Because atomicity of the read-modify-write operation is not ensured in the above example, the result in diff is going to be incorrect since T0 and T1 both load the old value of diff and only add their own partials to it before writing back. At no point do the two partial sums interact. (Note that the example assumes diff is 0 and that 1 is stored in both registers r2.)


For those familiar with Java, the Java synchronized keyword is a good example for the second point on this slide. When you declare a synchronized Java method, you're guaranteed that only at most one thread will ever be executing in that method at any given time.


You can declare synchronized blocks as well!

synchronized (someObjectToUseAsTheLock) {
    // critical section

The third line of T1: while (flag == 0); is an example of "busy waiting". In bad cases, the "stuff independent of X" that T1 executes could finish much sooner than the code to produce X. If this happens, T1 will waste a bunch of processor cycles by checking the while loop over and over again, instead of allowing other threads to do something useful with said cycles, thus potentially affecting performance non-negligibly.

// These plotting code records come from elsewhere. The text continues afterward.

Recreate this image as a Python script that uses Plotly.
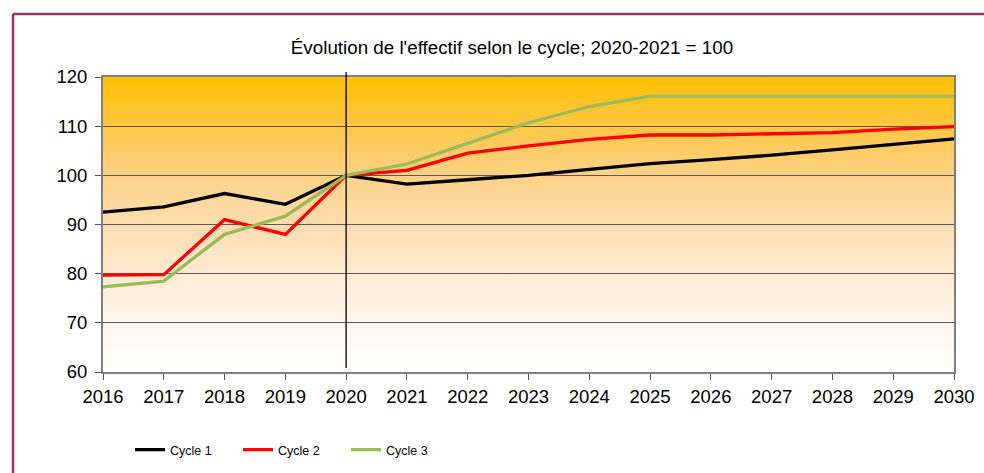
import base64
import plotly.graph_objects as go

years = list(range(2016, 2031))
cycle1 = [92.5, 93.6, 96.3, 94.1, 100.0, 98.2, 99.1, 100.0, 101.2, 102.4, 103.2, 104.1, 105.2, 106.3, 107.4]
cycle2 = [79.7, 79.8, 91.0, 88.0, 100.0, 101.0, 104.5, 106.0, 107.3, 108.2, 108.2, 108.4, 108.7, 109.4, 109.9]
cycle3 = [77.3, 78.5, 88.0, 91.7, 100.0, 102.3, 106.5, 110.7, 114.0, 116.1, 116.1, 116.1, 116.1, 116.1, 116.1]
series_names = ["Cycle 1", "Cycle 2", "Cycle 3"]
series_colors = ["#000000", "#FF0000", "#9BBB59"]
y_ticks = [60, 70, 80, 90, 100, 110, 120]
title_text = "Évolution de l'effectif selon le cycle; 2020-2021 = 100"
ref_year = 2020

W, H = 984, 473
ML, MR, MT, MB = 103, 30, 77, 101
PW, PH = W - ML - MR, H - MT - MB


def px_x(p):
    return (p - ML) / PW


def px_y(p):
    return (H - MB - p) / PH


stops = [(0.0, "#FFC000"), (0.17, "#FEC745"), (0.33, "#FDD185"), (0.5, "#FDDDB0"),
         (0.67, "#FEEBD3"), (0.83, "#FFF6EC"), (1.0, "#FFFEFC")]
svg = ('<svg xmlns="http://www.w3.org/2000/svg" width="100" height="100" preserveAspectRatio="none">'
       '<defs><linearGradient id="g" x1="0" y1="0" x2="0" y2="1">'
       + "".join('<stop offset="%g" stop-color="%s"/>' % s for s in stops) +
       '</linearGradient></defs><rect width="100" height="100" fill="url(#g)"/></svg>')
src = "data:image/svg+xml;base64," + base64.b64encode(svg.encode()).decode()

fig = go.Figure()
for name, vals, col in zip(series_names, [cycle1, cycle2, cycle3], series_colors):
    fig.add_trace(go.Scatter(x=years, y=vals, name=name, mode="lines",
                             line=dict(color=col, width=3.3), cliponaxis=False))

frame = dict(color="#993366", width=2.5)
fig.update_layout(
    width=W, height=H,
    margin=dict(l=ML, r=MR, t=MT, b=MB, autoexpand=False),
    paper_bgcolor="white",
    plot_bgcolor="rgba(0,0,0,0)",
    font=dict(family="Liberation Sans, Arial, sans-serif", color="#000000"),
    title=dict(text=title_text, x=px_x(512), xref="paper", xanchor="center",
               y=1 - 47 / H, yanchor="middle", font=dict(size=18.8, color="#000")),
    showlegend=True,
    legend=dict(orientation="h", x=px_x(130), xanchor="left", y=px_y(450), yanchor="middle",
                font=dict(size=12.5), bgcolor="rgba(0,0,0,0)", entrywidth=63,
                entrywidthmode="pixels", itemwidth=30),
    images=[dict(source=src, xref="paper", yref="paper", x=0, y=1, sizex=1, sizey=1,
                 sizing="stretch", xanchor="left", yanchor="top", layer="below")],
    shapes=[
        dict(type="line", xref="x", yref="paper", x0=ref_year, x1=ref_year,
             y0=px_y(72), y1=px_y(368), line=dict(color="#000000", width=1.3)),
        dict(type="line", xref="paper", yref="paper", x0=px_x(13), x1=px_x(984),
             y0=px_y(14), y1=px_y(14), line=frame),
        dict(type="line", xref="paper", yref="paper", x0=px_x(13), x1=px_x(13),
             y0=px_y(14), y1=px_y(473), line=frame),
    ],
)
fig.update_xaxes(range=[2016, 2030], tickvals=years, ticktext=[str(y) for y in years],
                 showgrid=False, zeroline=False, showline=True, linecolor="#7F7F7F",
                 linewidth=2, mirror=True, ticks="outside", ticklen=6, tickcolor="#555555",
                 tickfont=dict(size=18.5), ticklabelstandoff=1)
fig.update_yaxes(range=[60, 120], tickvals=y_ticks, showgrid=True, gridcolor="#5A5A5A",
                 gridwidth=1, zeroline=False, showline=True, linecolor="#7F7F7F",
                 linewidth=2, mirror=True, ticks="outside", ticklen=6, tickcolor="#555555",
                 tickfont=dict(size=18.5), ticklabelstandoff=4)

fig.write_html("out.html", config={"displayModeBar": False, "staticPlot": True},
               post_script="document.body.style.margin='0';document.body.style.overflow='hidden';")
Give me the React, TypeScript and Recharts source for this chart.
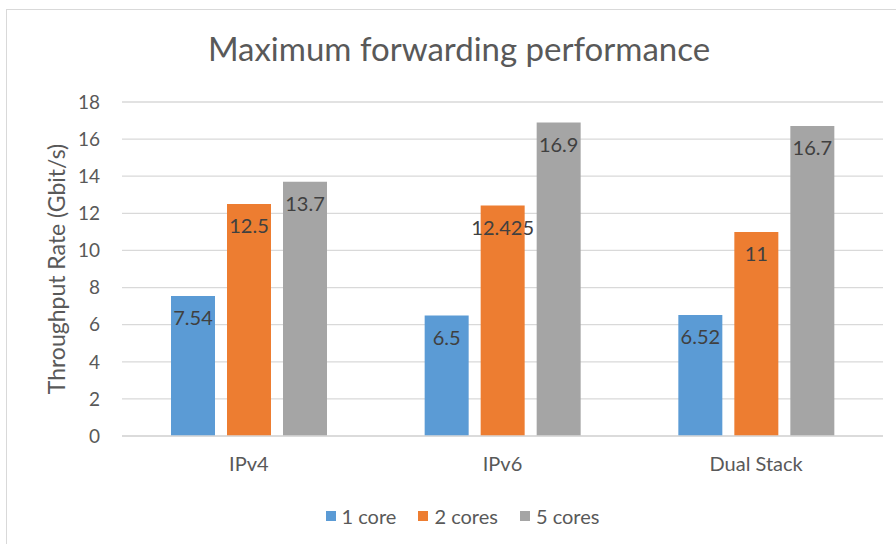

@dyc: You probably were taught that busy waiting was a poor use of resources: since the thread that is busy waiting is tying up the processor, preventing threads that might set the flag variable to 1 from executing. But this assumes that all relevant threads are sharing the same processing resources.

One thing to consider is whether busy waiting is so bad on a multi-processor system. If you only have two threads in your program, and are running on a machine with two processors, it might be an okay idea -- and even preferable -- to busy-wait! There's no other thread that needs to run that the processor should be released for!

We'll discuss implications (good and bad) of busy-waiting on a parallel system in detail later in the course. It's useful to learn about cache coherence before before discussing the issue in detail.